State lawmakers passed legislation a decade ago that favored one nurse per 750 students, but it was not funded, pointed out Emily Ashworth, president of the Mississippi School Nurses Association. “There was a promise that by 1998, they would start funding them, but that was delayed to 2000, and all of a sudden, you didn’t hear about it anymore,” she said. “They dropped the ball.”
According to the National Association of School Nurses, the Healthy People 2010 Objective calls for one school nurse for every 750 students because of an increasing number of students with chronic health problems, such as asthma, diabetes and epilepsy; children who require nursing care in school must have access to a school nurse; school nurses are first responders in case of emergencies or disasters at school; and school nurses are the primary healthcare providers for the many students who lack healthcare coverage.

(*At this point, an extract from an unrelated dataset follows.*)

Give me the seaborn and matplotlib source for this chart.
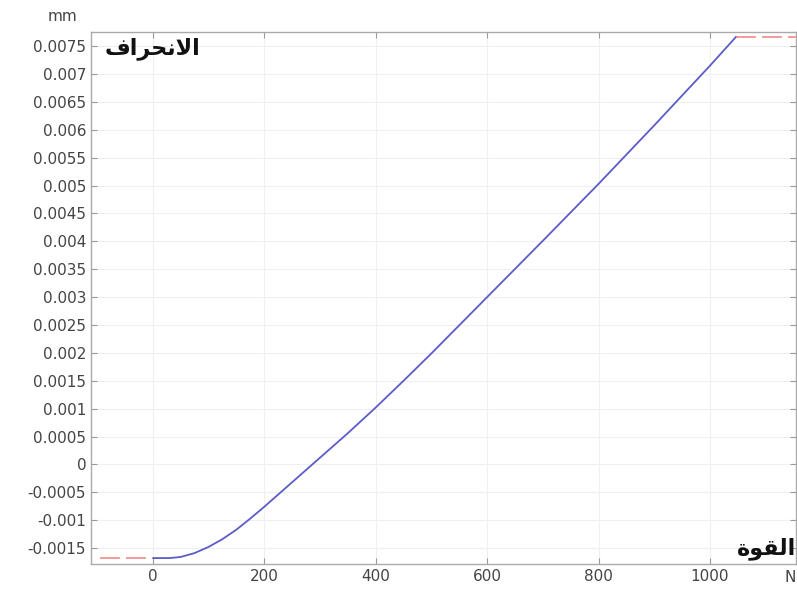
import numpy as np
import pandas as pd
import matplotlib
matplotlib.use("Agg")
import matplotlib.pyplot as plt
import seaborn as sns

# Force (N) vs deflection (mm)
force = [0, 30, 50, 75, 100, 125, 150, 175, 200, 225, 250, 300, 350, 400,
         450, 500, 600, 700, 800, 900, 1000, 1047]
deflection = [-0.00168, -0.00168, -0.00166, -0.00159, -0.00148, -0.00134, -0.00117,
              -0.00097, -0.00076, -0.00054, -0.00032, 0.00012, 0.00056, 0.00102,
              0.00150, 0.00199, 0.00300, 0.00401, 0.00503, 0.00608, 0.00715, 0.00767]

# constant extrapolation outside the solved range (red dashed)
extra_left_x = [-95, 0]
extra_left_y = [-0.00168, -0.00168]
extra_right_x = [1047, 1160]
extra_right_y = [0.00767, 0.00767]

x_ticks = [0, 200, 400, 600, 800, 1000]
y_ticks = [-0.0015, -0.001, -0.0005, 0, 0.0005, 0.001, 0.0015, 0.002, 0.0025, 0.003,
           0.0035, 0.004, 0.0045, 0.005, 0.0055, 0.006, 0.0065, 0.007, 0.0075]
y_tick_labels = ['-0.0015', '-0.001', '-0.0005', '0', '0.0005', '0.001', '0.0015', '0.002',
                 '0.0025', '0.003', '0.0035', '0.004', '0.0045', '0.005', '0.0055', '0.006',
                 '0.0065', '0.007', '0.0075']

# Arabic labels (pre-shaped presentation forms, visual order, since matplotlib has no shaping)
label_y = '\uFED1\uFE8D\uFEAE\uFEA4\uFEE7\uFEFB\uFE8D'   # الانحراف
label_x = '\uFE93\uFEEE\uFED8\uFEDF\uFE8D'               # القوة

sns.set_style("white")
plt.rcParams['font.family'] = ['DejaVu Sans']
plt.rcParams['axes.unicode_minus'] = False

fig = plt.figure(figsize=(7.97, 5.90), dpi=100)
ax = fig.add_axes([0.1142, 0.044, 0.885, 0.902])

curve = pd.DataFrame({'Force': force, 'Deflection': deflection})
sns.lineplot(data=curve, x='Force', y='Deflection', color='#5c5cc8', linewidth=1.3, ax=ax)
ax.plot(extra_left_x, extra_left_y, color='#f08080', linewidth=1.1, dashes=(13, 4))
ax.plot(extra_right_x, extra_right_y, color='#f08080', linewidth=1.1, dashes=(13, 4))

ax.set_xlim(-111, 1155)
ax.set_ylim(-0.001787, 0.007756)
ax.set_xticks(x_ticks)
ax.set_xticklabels([str(t) for t in x_ticks])
ax.set_yticks(y_ticks)
ax.set_yticklabels(y_tick_labels)
ax.set_xlabel('')
ax.set_ylabel('')

ax.grid(True, color='#efefef', linewidth=0.8)
ax.tick_params(direction='in', length=4, width=0.8, color='#999999',
               labelcolor='#444444', labelsize=11, top=True, right=True,
               left=True, bottom=True)
for s in ax.spines.values():
    s.set_color('#aaaaaa')
    s.set_linewidth(1.0)

ax.text(0.02, 0.99, label_y, transform=ax.transAxes, ha='left', va='top',
        fontsize=16, fontweight='bold', color='#111111')
ax.text(0.999, 0.008, label_x, transform=ax.transAxes, ha='right', va='bottom',
        fontsize=16, fontweight='bold', color='#111111')

fig.text(0.078, 0.972, 'mm', ha='center', va='center', fontsize=11, color='#444444')
fig.text(0.991, 0.021, 'N', ha='center', va='center', fontsize=11, color='#444444')

fig.savefig('out.png', dpi=100)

For students with special needs, the recommendation is one nurse per 250 students; for those with severe needs, one nurse is needed per 175 children.
Ricki Garrett, executive director of the Mississippi Nurses Association, said absenteeism and poor quality schoolwork would be greatly diminished if there were a nurse for every school in the state.
“There’s a squeeze with more and more chronically ill children attending school with fewer nurses available,” she said.
School nurses are busy stomping out fires, not preventing them, said Ashworth.
“The Legislature should mandate this funding for the simple reason that it costs 25¢ a day to cover each child, when you take into account a nurse’s annual salary of $35,000 divided by 187 days, then divided by 750 children,” she said. “That’s a lot cheaper than an emergency room visit. Are legislators really going to tell parents they’re not going to put a nurse in their child’s school because their child isn’t worth 25¢ a day? Or tell the teacher who has to deal with a sick child how to make up for lost instructional time? It’ll show up later in standardized tests.”